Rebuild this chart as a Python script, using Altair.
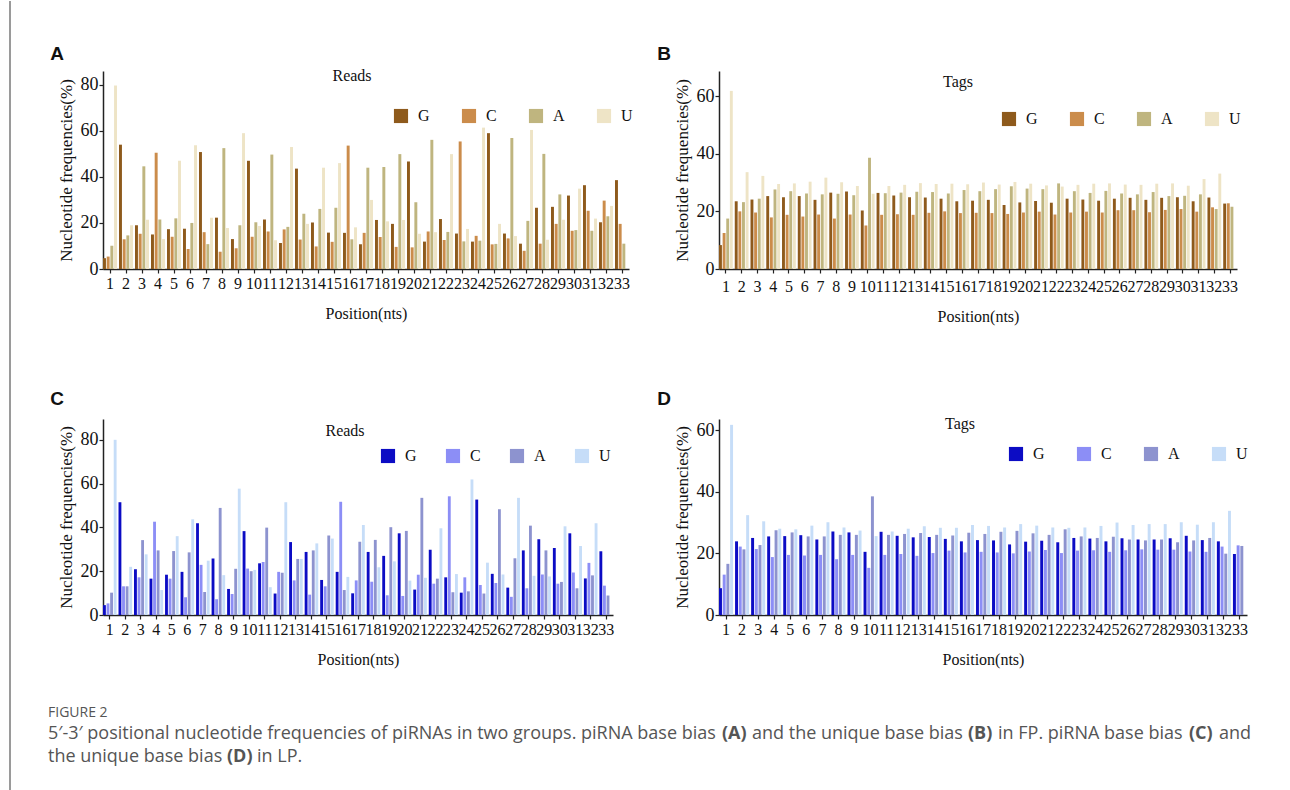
import altair as alt
import pandas as pd

positions = list(range(1, 34))
bases = ["G", "C", "A", "U"]

brown = ["#8e5a1c", "#cb8c4b", "#bfb57f", "#eee4c6"]
blue = ["#0c0cc4", "#8c8ef6", "#8d93cf", "#c6ddf8"]

# Panel A: FP reads
G_A = [4.7, 54.0, 19.0, 15.0, 17.3, 17.5, 50.8, 22.3, 13.0, 47.0, 21.5, 11.3, 43.6, 20.2, 15.8, 15.7, 10.7,
       21.3, 19.6, 46.7, 11.9, 21.7, 15.4, 11.9, 59.0, 15.4, 11.0, 26.6, 27.0, 31.9, 36.4, 20.3, 38.6]
C_A = [5.4, 12.9, 15.3, 50.5, 14.0, 8.7, 16.0, 7.5, 9.0, 14.0, 16.3, 17.2, 12.8, 9.8, 11.8, 53.6, 15.7,
       13.9, 9.6, 9.4, 16.3, 12.6, 55.4, 14.4, 10.7, 13.3, 7.9, 11.0, 19.6, 16.6, 25.3, 29.7, 19.6]
A_A = [10.1, 14.6, 44.6, 21.5, 22.0, 20.0, 10.8, 52.5, 19.0, 20.3, 49.7, 18.3, 24.0, 26.1, 26.6, 12.9, 44.0,
       44.3, 49.9, 29.0, 56.1, 16.1, 12.0, 12.3, 10.9, 56.9, 20.9, 50.0, 32.4, 16.9, 16.6, 22.9, 11.0]
U_A = [79.7, 19.0, 21.4, 13.0, 47.0, 53.8, 22.3, 17.8, 59.0, 18.7, 12.5, 53.0, 19.6, 44.0, 46.0, 18.1, 30.0,
       20.7, 21.3, 15.3, 16.0, 49.9, 17.4, 61.4, 19.6, 14.3, 60.4, 12.7, 21.4, 34.9, 21.9, 27.4, None]

# Panel B: FP tags
G_B = [8.3, 23.5, 24.1, 25.3, 24.9, 25.3, 24.0, 26.5, 26.9, 20.3, 26.4, 25.5, 24.9, 24.8, 24.4, 23.5, 23.7,
       24.0, 22.2, 23.1, 23.6, 23.0, 24.4, 24.1, 23.7, 24.4, 24.7, 24.0, 24.7, 24.9, 23.5, 24.8, 22.7]
C_B = [12.5, 20.0, 19.6, 17.9, 18.8, 18.2, 18.9, 17.5, 18.9, 15.1, 18.8, 19.0, 18.8, 19.5, 20.0, 19.4, 19.5,
       19.4, 19.1, 19.6, 19.9, 18.9, 19.6, 19.9, 19.6, 20.4, 20.4, 19.7, 20.5, 20.8, 19.9, 21.4, 22.8]
A_B = [17.5, 23.2, 24.4, 27.6, 27.0, 26.2, 25.9, 26.1, 25.6, 38.6, 26.3, 26.5, 26.8, 26.7, 26.2, 27.4, 27.0,
       27.7, 28.7, 27.9, 27.7, 29.7, 27.0, 26.4, 27.1, 26.2, 25.9, 26.7, 25.3, 25.4, 25.9, 20.8, 21.6]
U_B = [61.8, 33.6, 32.3, 29.5, 29.7, 30.3, 31.7, 30.1, 28.8, 26.1, 28.8, 29.2, 29.8, 29.5, 29.6, 29.4, 30.0,
       29.3, 30.2, 29.6, 29.0, 28.6, 29.2, 29.6, 29.7, 29.3, 29.2, 29.6, 29.7, 28.9, 31.2, 33.1, None]

# Panel C: LP reads
G_C = [4.5, 51.5, 20.9, 16.6, 18.4, 19.7, 41.9, 25.8, 11.9, 38.3, 23.6, 9.8, 33.3, 28.8, 16.0, 19.7, 9.9,
       28.8, 27.0, 37.3, 11.6, 29.8, 17.2, 10.2, 52.7, 18.8, 12.5, 29.5, 34.6, 30.6, 37.3, 16.7, 29.1]
C_C = [5.3, 13.1, 17.2, 42.6, 16.6, 8.1, 22.9, 7.2, 9.6, 21.2, 24.2, 19.7, 15.8, 9.3, 13.1, 51.7, 15.8,
       15.2, 9.0, 8.7, 18.4, 14.3, 54.2, 17.2, 13.7, 14.6, 8.3, 12.2, 18.5, 14.3, 19.4, 23.8, 13.4]
A_C = [10.2, 13.1, 34.2, 29.5, 29.2, 28.6, 10.5, 48.9, 21.1, 20.0, 39.9, 19.3, 25.6, 29.5, 36.3, 11.4, 33.4,
       34.3, 40.1, 38.4, 53.5, 16.6, 10.4, 10.8, 9.8, 48.3, 25.9, 40.8, 29.5, 15.1, 12.2, 18.1, 8.9]
U_C = [80.0, 22.0, 27.7, 11.4, 36.0, 43.7, 24.8, 18.2, 57.7, 20.6, 12.7, 51.5, 25.6, 32.7, 34.9, 17.4, 41.1,
       21.8, 24.5, 15.7, 17.0, 39.6, 18.7, 61.9, 23.9, 18.5, 53.5, 17.9, 17.6, 40.5, 31.5, 41.9, None]

# Panel D: LP tags
G_D = [8.7, 23.9, 25.0, 25.5, 25.6, 25.9, 24.5, 27.1, 26.8, 20.5, 27.0, 25.7, 25.2, 25.3, 24.7, 23.9, 24.3,
       24.2, 22.9, 23.8, 24.1, 23.6, 25.0, 24.8, 23.9, 24.9, 24.5, 24.5, 24.9, 25.7, 24.3, 23.9, 19.8]
C_D = [13.1, 22.2, 21.4, 18.8, 19.5, 19.3, 19.5, 18.1, 19.5, 15.3, 19.5, 19.8, 19.2, 20.1, 20.9, 20.3, 20.5,
       20.3, 20.0, 20.6, 21.1, 20.1, 20.9, 21.0, 20.5, 21.0, 21.3, 21.2, 21.2, 20.6, 20.5, 22.2, 22.6]
A_D = [16.6, 21.3, 22.7, 27.5, 26.8, 25.5, 25.5, 26.0, 26.0, 38.5, 26.0, 26.3, 26.6, 26.0, 25.8, 26.7, 26.3,
       27.0, 27.3, 26.5, 26.0, 27.8, 25.5, 25.0, 25.4, 24.5, 24.2, 24.5, 23.6, 24.2, 25.0, 19.9, 22.4]
U_D = [61.7, 32.4, 30.4, 28.0, 27.8, 29.0, 30.1, 28.4, 27.4, 25.6, 27.1, 28.0, 28.8, 28.3, 28.3, 29.2, 28.9,
       28.4, 29.5, 29.0, 28.4, 28.3, 28.4, 28.9, 30.0, 29.2, 29.5, 29.5, 30.1, 29.3, 30.1, 33.8, None]

SERIF = "Liberation Serif"
SANS = "Liberation Sans"
CAP_FONT = "Open Sans"


def make_df(g, c, a, u):
    rows = []
    for i, p in enumerate(positions):
        for b, vals in zip(bases, [g, c, a, u]):
            v = vals[i]
            if v is not None:
                rows.append({"pos": p, "base": b, "freq": v})
    return pd.DataFrame(rows)


def text_layer(txt, x, y, font=SERIF, size=16, weight="normal", color="#111", align="center"):
    return alt.Chart(pd.DataFrame({"t": [txt]})).mark_text(
        font=font, fontSize=size, fontWeight=weight, color=color, align=align, baseline="middle"
    ).encode(x=alt.value(x), y=alt.value(y), text="t:N")


def panel(df, colors, ymax, yticks, width, height, title_txt, tx, ty, letter, lx, ly, legx, legy, colpad,
          xlabpad=2, extra=()):
    bars = alt.Chart(df).mark_bar().encode(
        x=alt.X("pos:O", sort=positions,
                scale=alt.Scale(paddingInner=0.125, paddingOuter=0),
                axis=alt.Axis(title="Position(nts)", labelAngle=0, labelOverlap=False,
                              labelFontSize=16, labelPadding=xlabpad, titleFontSize=16, titlePadding=14)),
        xOffset=alt.XOffset("base:N", sort=bases, scale=alt.Scale(domain=bases, paddingInner=0.2)),
        y=alt.Y("freq:Q", scale=alt.Scale(domain=[0, ymax], nice=False, zero=True),
                axis=alt.Axis(title="Nucleotide frequencies(%)", values=yticks, grid=False,
                              labelFontSize=18, labelPadding=1, titleFontSize=17, titlePadding=5)),
        color=alt.Color("base:N", sort=bases,
                        scale=alt.Scale(domain=bases, range=colors),
                        legend=alt.Legend(orient="none", legendX=legx, legendY=legy, direction="horizontal",
                                          title=None, symbolType="square", symbolSize=200,
                                          symbolStrokeWidth=0, symbolOpacity=1,
                                          labelFont=SERIF, labelFontSize=16, labelColor="#111",
                                          labelOffset=9, columnPadding=colpad, padding=0)),
    )
    layers = [bars,
              text_layer(title_txt, tx, ty),
              text_layer(letter, lx, ly, font=SANS, size=19, weight="bold", color="#111")]
    layers.extend(extra)
    return alt.layer(*layers).properties(width=width, height=height)


# left border line and caption (placed relative to panel C)
border = alt.Chart(pd.DataFrame({"a": [0]})).mark_rule(color="#9a9a9a", strokeWidth=2).encode(
    x=alt.value(-93), y=alt.value(-418), y2=alt.value(372))

CAP_SIZE = 18
CAP_COLOR = "#555555"


def cap(txt, x, y, bold=False):
    return text_layer(txt, x, y, font=CAP_FONT, size=CAP_SIZE, weight="bold" if bold else "normal",
                      color=CAP_COLOR, align="left")


caption = [
    border,
    text_layer("FIGURE 2", -55, 294, font=CAP_FONT, size=14, color="#555555", align="left"),
    cap("5\u2032-3\u2032 positional nucleotide frequencies of piRNAs in two groups. piRNA base bias", -55, 315),
    cap("(A)", 619, 315, True),
    cap("and the unique base bias", 649, 315),
    cap("(B)", 865, 315, True),
    cap("in FP. piRNA base bias", 895, 315),
    cap("(C)", 1086, 315, True),
    cap("and", 1116, 315),
    cap("the unique base bias", -55, 338),
    cap("(D)", 124, 338, True),
    cap("in LP.", 154, 338),
]

pA = panel(make_df(G_A, C_A, A_A, U_A), brown, 86, [0, 20, 40, 60, 80], 526, 198,
           "Reads", 249, 5, "A", -46, -17, 290, 37, 31)
pB = panel(make_df(G_B, C_B, A_B, U_B), brown, 68.7, [0, 20, 40, 60], 518, 198,
           "Tags", 239, 11, "B", -55, -17, 282, 40, 31, xlabpad=5)
pC = panel(make_df(G_C, C_C, A_C, U_C), blue, 89.5, [0, 20, 40, 60, 80], 510, 196,
           "Reads", 242, 12, "C", -46, -20, 277, 29, 28, extra=caption)
pD = panel(make_df(G_D, C_D, A_D, U_D), blue, 63.6, [0, 20, 40, 60], 528, 196,
           "Tags", 241, 5, "D", -55, -20, 289, 27, 31)

chart = alt.concat(
    pA, pB, pC, pD, columns=2, spacing={"row": 150, "column": 88}, bounds="flush", align="all"
).resolve_scale(
    x="independent", y="independent", color="independent", xOffset="independent"
).resolve_legend(color="independent").properties(
    padding={"left": 9, "top": 0, "right": 0, "bottom": 0}, background="white"
).configure_view(stroke=None).configure_axis(
    domainColor="#222", domainWidth=1.5, tickColor="#222", tickWidth=1.2, tickSize=4,
    labelFont=SERIF, titleFont=SERIF, labelColor="#111", titleColor="#111", titleFontWeight="normal"
)

chart.save("out.html", embed_options={"renderer": "svg", "actions": False})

------

**TO DO:** Give again, word for word, every line from the top of the data through the line with "21.9, 27.4, None]", both ends included, and exclude the pictures.

**FINISHED EXERCISE:**
Rebuild this chart as a Python script, using Altair.
import altair as alt
import pandas as pd

positions = list(range(1, 34))
bases = ["G", "C", "A", "U"]

brown = ["#8e5a1c", "#cb8c4b", "#bfb57f", "#eee4c6"]
blue = ["#0c0cc4", "#8c8ef6", "#8d93cf", "#c6ddf8"]

# Panel A: FP reads
G_A = [4.7, 54.0, 19.0, 15.0, 17.3, 17.5, 50.8, 22.3, 13.0, 47.0, 21.5, 11.3, 43.6, 20.2, 15.8, 15.7, 10.7,
       21.3, 19.6, 46.7, 11.9, 21.7, 15.4, 11.9, 59.0, 15.4, 11.0, 26.6, 27.0, 31.9, 36.4, 20.3, 38.6]
C_A = [5.4, 12.9, 15.3, 50.5, 14.0, 8.7, 16.0, 7.5, 9.0, 14.0, 16.3, 17.2, 12.8, 9.8, 11.8, 53.6, 15.7,
       13.9, 9.6, 9.4, 16.3, 12.6, 55.4, 14.4, 10.7, 13.3, 7.9, 11.0, 19.6, 16.6, 25.3, 29.7, 19.6]
A_A = [10.1, 14.6, 44.6, 21.5, 22.0, 20.0, 10.8, 52.5, 19.0, 20.3, 49.7, 18.3, 24.0, 26.1, 26.6, 12.9, 44.0,
       44.3, 49.9, 29.0, 56.1, 16.1, 12.0, 12.3, 10.9, 56.9, 20.9, 50.0, 32.4, 16.9, 16.6, 22.9, 11.0]
U_A = [79.7, 19.0, 21.4, 13.0, 47.0, 53.8, 22.3, 17.8, 59.0, 18.7, 12.5, 53.0, 19.6, 44.0, 46.0, 18.1, 30.0,
       20.7, 21.3, 15.3, 16.0, 49.9, 17.4, 61.4, 19.6, 14.3, 60.4, 12.7, 21.4, 34.9, 21.9, 27.4, None]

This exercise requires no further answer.